Tiny, the celebrated 5,000-pound rhinoceros at Omaha's Henry Doorly Zoo, died Feb. 24, 1975 — three days after undergoing major surgery at Iowa State University's College of Veterinary Medicine.
Dr. R.L. Lundvall, professor and head of Equine Medicine and Surgery at ISU, had given Tiny a 50-50 chance of living after the operation — the first time major surgery had been performed on an Indian rhinoceros. Lundvall, along with three other veterinarians, including the Henry Doorly Zoo's director at the time, Dr. Lee Simmons, performed the three-hour surgery to clear the blockage
An autopsy later revealed that the intestinal obstruction which had plagued the animal for weeks was larger than they had believed.

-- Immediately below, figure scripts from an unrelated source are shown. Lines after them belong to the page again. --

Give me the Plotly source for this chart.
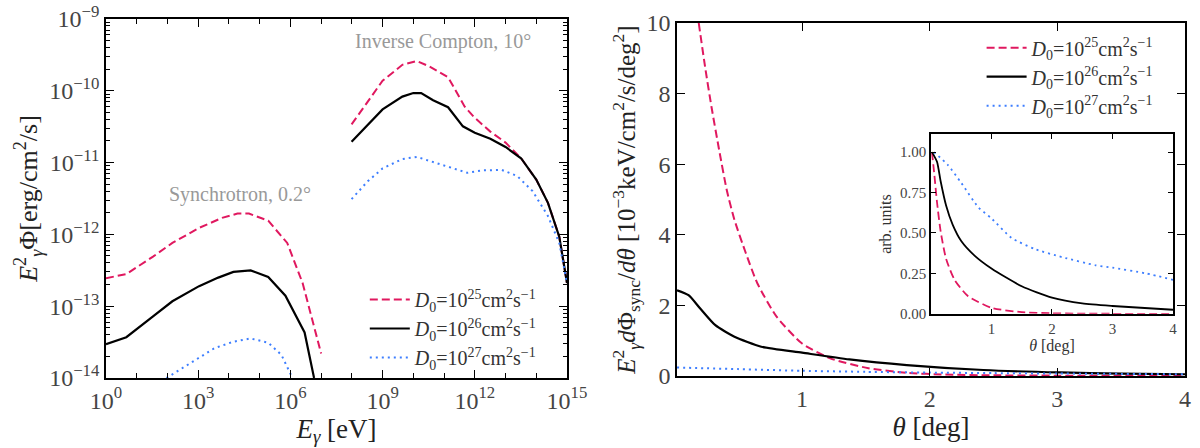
import plotly.graph_objects as go

# ---- left panel: spectra (E in eV, E^2 Phi in erg/cm^2/s) ----
sync_E_25 = [1, 4.6, 34, 145, 1.07e3, 6.0e3, 1.9e4, 4.5e4, 1.9e5, 7.9e5, 2.5e6, 5.1e6, 1.0e7]
sync_F_25 = [2.45e-13, 2.8e-13, 4.9e-13, 7.6e-13, 1.23e-12, 1.7e-12, 1.95e-12, 1.95e-12,
             1.55e-12, 7.6e-13, 2.1e-13, 6.5e-14, 2.2e-14]
sync_E_26 = [1, 4.6, 34, 145, 1.07e3, 4.5e3, 1.4e4, 5.1e4, 1.9e5, 6.9e5, 2.9e6, 5.9e6]
sync_F_26 = [2.95e-14, 3.7e-14, 7.2e-14, 1.17e-13, 1.9e-13, 2.5e-13, 3.0e-13, 3.15e-13,
             2.55e-13, 1.4e-13, 4.3e-14, 1.0e-14]
sync_E_27 = [93, 600, 3.4e3, 1.4e4, 5.1e4, 1.9e5, 5.1e5, 1.05e6]
sync_F_27 = [1.0e-14, 1.62e-14, 2.6e-14, 3.2e-14, 3.55e-14, 3.1e-14, 2.1e-14, 1.1e-14]

ic_E_25 = [9.8e7, 3.3e8, 1.0e9, 4.4e9, 1.3e10, 3.2e10, 1.35e11, 4.7e11, 1.0e12, 3.2e12,
           1.0e13, 3.2e13, 1.0e14, 2.4e14, 5.6e14, 1.0e15]
ic_F_25 = [3.4e-11, 7.1e-11, 1.38e-10, 2.3e-10, 2.6e-10, 2.2e-10, 1.55e-10, 6.0e-11, 4.2e-11,
           2.7e-11, 1.9e-11, 1.15e-11, 5.8e-12, 2.75e-12, 9.3e-13, 2.1e-13]
ic_E_26 = [9.8e7, 3.3e8, 1.0e9, 4.4e9, 1.0e10, 1.8e10, 4.4e10, 1.35e11, 4.1e11, 1.0e12,
           3.2e12, 1.0e13, 3.2e13, 1.0e14, 2.4e14, 5.6e14, 1.0e15]
ic_F_26 = [1.95e-11, 3.4e-11, 5.5e-11, 8.3e-11, 9.3e-11, 9.3e-11, 7.4e-11, 5.9e-11, 3.2e-11,
           2.6e-11, 2.15e-11, 1.65e-11, 1.15e-11, 5.8e-12, 2.75e-12, 9.3e-13, 2.1e-13]
ic_E_27 = [9.8e7, 3.3e8, 1.0e9, 4.4e9, 1.3e10, 4.4e10, 1.8e11, 5.8e11, 1.8e12, 7.6e12,
           2.4e13, 7.6e13, 2.4e14, 5.6e14, 1.0e15]
ic_F_27 = [3.1e-12, 5.5e-12, 8.3e-12, 1.12e-11, 1.2e-11, 1.02e-11, 8.3e-12, 7.2e-12, 7.8e-12,
           7.9e-12, 6.5e-12, 4.0e-12, 1.8e-12, 7.6e-13, 2.1e-13]

# ---- right panel: angular profile ----
th_25 = [0.19, 0.24, 0.29, 0.35, 0.41, 0.47, 0.56, 0.65, 0.80, 1.0, 1.22, 1.52, 1.82, 2.12,
         2.5, 3.0, 3.5, 4.0]
prof_25 = [10.0, 8.75, 7.62, 6.40, 5.26, 4.42, 3.47, 2.62, 1.68, 0.92, 0.50, 0.22, 0.09, 0.04,
           0.02, 0.01, 0.005, 0.003]
th_26 = [0.02, 0.11, 0.20, 0.32, 0.47, 0.68, 1.0, 1.37, 1.82, 2.42, 3.02, 3.5, 4.0]
prof_26 = [2.43, 2.29, 1.92, 1.44, 1.11, 0.83, 0.66, 0.47, 0.31, 0.17, 0.10, 0.07, 0.05]
th_27 = [0.02, 0.5, 1.0, 1.5, 2.0, 2.5, 3.0, 3.5, 4.0]
prof_27 = [0.24, 0.195, 0.147, 0.118, 0.096, 0.082, 0.07, 0.06, 0.05]

# inset, normalised
in_th_25 = [0.017, 0.056, 0.10, 0.16, 0.25, 0.39, 0.61, 1.0, 1.5, 2.0, 3.0, 4.0]
in_25 = [1.0, 0.86, 0.69, 0.51, 0.34, 0.21, 0.11, 0.037, 0.01, 0.003, 0.0, 0.0]
in_th_26 = [0.017, 0.10, 0.16, 0.25, 0.36, 0.50, 0.72, 1.0, 1.5, 2.0, 2.5, 3.0, 4.0]
in_26 = [1.0, 0.94, 0.82, 0.67, 0.55, 0.45, 0.36, 0.28, 0.17, 0.10, 0.064, 0.048, 0.025]
in_th_27 = [0.05, 0.28, 0.50, 0.78, 1.0, 1.33, 1.72, 2.17, 2.72, 3.0, 3.55, 4.0]
in_27 = [1.0, 0.92, 0.81, 0.66, 0.59, 0.47, 0.40, 0.35, 0.30, 0.285, 0.25, 0.21]

labels = ["<i>D</i><sub>0</sub>=10<sup>25</sup>cm<sup>2</sup>s<sup>−1</sup>",
          "<i>D</i><sub>0</sub>=10<sup>26</sup>cm<sup>2</sup>s<sup>−1</sup>",
          "<i>D</i><sub>0</sub>=10<sup>27</sup>cm<sup>2</sup>s<sup>−1</sup>"]

RED = "#e0185f"
BLUE = "#3d7eff"
styles = [dict(color=RED, width=2, dash="8px,4px"),
          dict(color="black", width=2.2),
          dict(color=BLUE, width=2, dash="2px,4px")]

FONT = "Liberation Serif"
TICKC = "#444"

fig = go.Figure()

# left panel: sync + IC joined by a gap
left_sets = [(sync_E_25, sync_F_25, ic_E_25, ic_F_25),
             (sync_E_26, sync_F_26, ic_E_26, ic_F_26),
             (sync_E_27, sync_F_27, ic_E_27, ic_F_27)]
for i, (se, sf, ie, iff) in enumerate(left_sets):
    fig.add_trace(go.Scatter(x=se + [None] + ie, y=sf + [None] + iff, mode="lines",
                             line=styles[i], name=labels[i], legend="legend",
                             connectgaps=False, xaxis="x", yaxis="y"))

# right panel
for i, (t, p) in enumerate([(th_25, prof_25), (th_26, prof_26), (th_27, prof_27)]):
    fig.add_trace(go.Scatter(x=t, y=p, mode="lines", line=dict(styles[i], shape="spline", smoothing=0.6),
                             name=labels[i], legend="legend2", xaxis="x2", yaxis="y2"))

# inset
for i, (t, p) in enumerate([(in_th_25, in_25), (in_th_26, in_26), (in_th_27, in_27)]):
    st = dict(styles[i], shape="spline", smoothing=0.6)
    st["width"] = 1.8
    fig.add_trace(go.Scatter(x=t, y=p, mode="lines", line=st, showlegend=False,
                             xaxis="x3", yaxis="y3"))

ax_common = dict(showline=True, linecolor="black", linewidth=1.5, mirror="allticks",
                 ticks="inside", tickcolor="black", showgrid=False, zeroline=False,
                 automargin=False,
                 tickfont=dict(family=FONT, size=24, color=TICKC))

x_major = [1, 1e3, 1e6, 1e9, 1e12, 1e15]
x_text = ["10<sup>0</sup>", "10<sup>3</sup>", "10<sup>6</sup>",
          "10<sup>9</sup>", "10<sup>12</sup>", "10<sup>15</sup>"]
x_minor = [10.0 ** k for k in range(0, 16)]
y_major = [1e-14, 1e-13, 1e-12, 1e-11, 1e-10, 1e-9]
y_text = ["10<sup>−14</sup>", "10<sup>−13</sup>", "10<sup>−12</sup>",
          "10<sup>−11</sup>", "10<sup>−10</sup>", "10<sup>−9</sup>"]
y_minor = [m * 10.0 ** k for k in range(-14, -9) for m in range(2, 10)]

fig.update_layout(
    width=1200, height=448,
    margin=dict(l=0, r=0, t=0, b=0),
    paper_bgcolor="white", plot_bgcolor="white",
    font=dict(family=FONT, color="black"),
    xaxis=dict(ax_common, type="log", domain=[0.0883, 0.4725], range=[0, 15],
               tickvals=x_major, ticktext=x_text, ticklen=8,
               minor=dict(tickvals=x_minor, ticklen=5, ticks="inside", tickcolor="black"),
               title=dict(text="<i>E<sub>γ</sub></i> [eV]", font=dict(size=27, color="#222"), standoff=0),
               anchor="y"),
    yaxis=dict(ax_common, type="log", domain=[0.1563, 0.9576], range=[-14, -9],
               tickvals=y_major, ticktext=y_text, ticklen=8,
               minor=dict(tickvals=y_minor, ticklen=4, ticks="inside", tickcolor="black"),
               title=dict(text="<i>E</i><sup>2</sup><sub><i>γ</i></sub>Φ[erg/cm<sup>2</sup>/s]",
                          font=dict(size=26, color="#222"), standoff=4),
               anchor="x"),
    xaxis2=dict(ax_common, domain=[0.5642, 0.9875], range=[0.02, 4], tickvals=[1, 2, 3, 4],
                ticklen=8,
                title=dict(text="<i>θ</i> [deg]", font=dict(size=27, color="#222"), standoff=0),
                anchor="y2"),
    yaxis2=dict(ax_common, domain=[0.1607, 0.9487], range=[0, 10], tickvals=[0, 2, 4, 6, 8, 10],
                ticklen=8,
                title=dict(text="<i>E</i><sup>2</sup><sub><i>γ</i></sub><i>d</i>Φ<sub>sync</sub>/<i>dθ</i>"
                                " [10<sup>−3</sup>keV/cm<sup>2</sup>/s/deg<sup>2</sup>]",
                           font=dict(size=25, color="#222"), standoff=4),
                anchor="x2"),
    xaxis3=dict(ax_common, domain=[0.7758, 0.9775], range=[0.0, 4], tickvals=[1, 2, 3, 4],
                ticklen=5, tickfont=dict(family=FONT, size=15, color=TICKC),
                title=dict(text="<i>θ</i> [deg]", font=dict(size=16, color="#333"), standoff=4),
                anchor="y3"),
    yaxis3=dict(ax_common, domain=[0.2996, 0.7002], range=[0, 1.11],
                tickvals=[0, 0.25, 0.5, 0.75, 1.0], tickformat=".2f", ticklen=5,
                tickfont=dict(family=FONT, size=15, color=TICKC),
                title=dict(text="arb. units", font=dict(size=16, color="#333"), standoff=4),
                anchor="x3"),
    legend=dict(x=0.304, y=0.375, xanchor="left", yanchor="top", bgcolor="rgba(0,0,0,0)",
                font=dict(family=FONT, size=20, color="#333"), itemwidth=40),
    legend2=dict(x=0.818, y=0.937, xanchor="left", yanchor="top", bgcolor="rgba(0,0,0,0)",
                 font=dict(family=FONT, size=20, color="#333"), itemwidth=40),
    annotations=[
        dict(text="Synchrotron, 0.2°", x=4.36, y=-11.44, xref="x", yref="y", showarrow=False,
             font=dict(family=FONT, size=20, color="#999")),
        dict(text="Inverse Compton, 10°", x=10.97, y=-9.32, xref="x", yref="y", showarrow=False,
             font=dict(family=FONT, size=20, color="#999")),
    ],
)

# the page body has a default 8px margin; remove it so the figure fills the window
fig.write_html("out.html", config={"displayModeBar": False},
               post_script="document.body.style.margin='0px';")
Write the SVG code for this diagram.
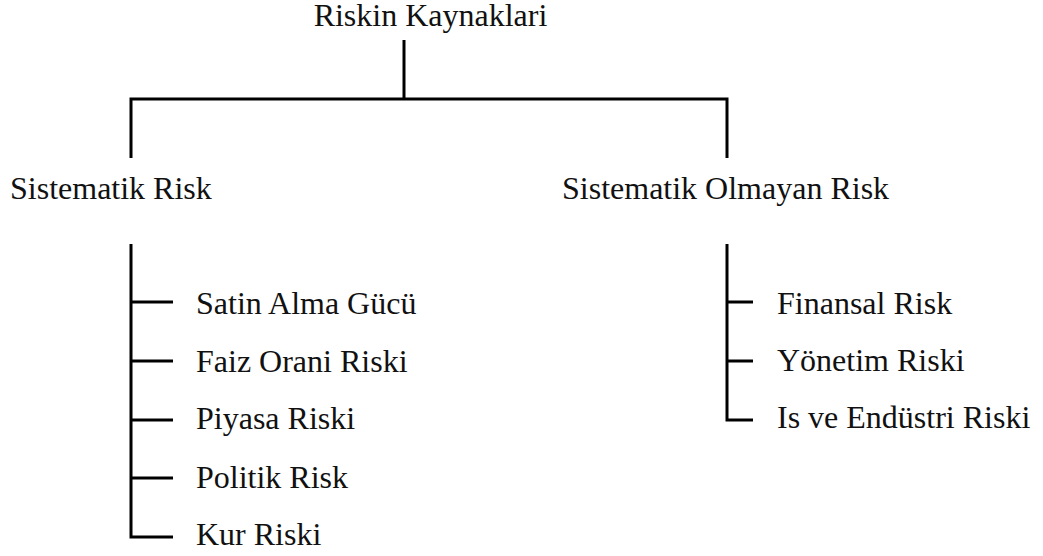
<svg xmlns="http://www.w3.org/2000/svg" width="1043" height="556" viewBox="0 0 1043 556">
<style>
text{font-family:"Liberation Serif","Times New Roman",serif;font-size:32px;fill:#111;}
.c{fill:none;stroke:#000;stroke-width:3;stroke-linecap:butt;stroke-linejoin:miter;}
</style>
<rect width="1043" height="556" fill="#fff"/>
<g id="connectors">
<path class="c" d="M404 40V99M131 158V99H727V158"/>
<path class="c" d="M131 244V537H173M131 302H173M131 361H173M131 420H173M131 478H173"/>
<path class="c" d="M727 244V420H753M727 302H753M727 361H753"/>
</g>
<g id="root"><text x="430.5" y="26" text-anchor="middle">Riskin Kaynaklari</text></g>
<g id="sistematik"><text x="10" y="199">Sistematik Risk</text></g>
<g id="sistematik-olmayan"><text x="562" y="199">Sistematik Olmayan Risk</text></g>
<g id="satin"><text x="196" y="314">Satin Alma Gücü</text></g>
<g id="faiz"><text x="196" y="372">Faiz Orani Riski</text></g>
<g id="piyasa"><text x="196" y="429">Piyasa Riski</text></g>
<g id="politik"><text x="196" y="488">Politik Risk</text></g>
<g id="kur"><text x="196" y="545">Kur Riski</text></g>
<g id="finansal"><text x="777" y="314">Finansal Risk</text></g>
<g id="yonetim"><text x="777" y="371">Yönetim Riski</text></g>
<g id="is"><text x="777" y="428">Is ve Endüstri Riski</text></g>
</svg>
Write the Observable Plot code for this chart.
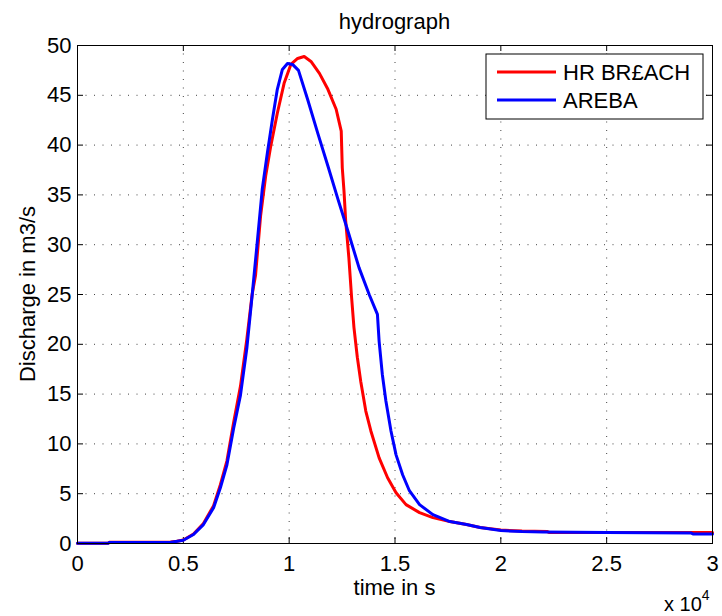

“There is no way we could have gotten to this surgically,” Simmons said after receiving the autopsy results. “It was totally inoperable.”
Simmons said the animal had lost about 700 pounds during the three weeks before the surgery because of the obstruction. Zoo personnel had to feed Tiny intravenously after he quit eating, which led to constipation.
After the operation, Simmons said initially that Tiny's prognosis was better and that all of his vital signs were good.
The 14-year-old rhino, who was already blind and dehorned, had previously been valued at $25,000 Simmons said.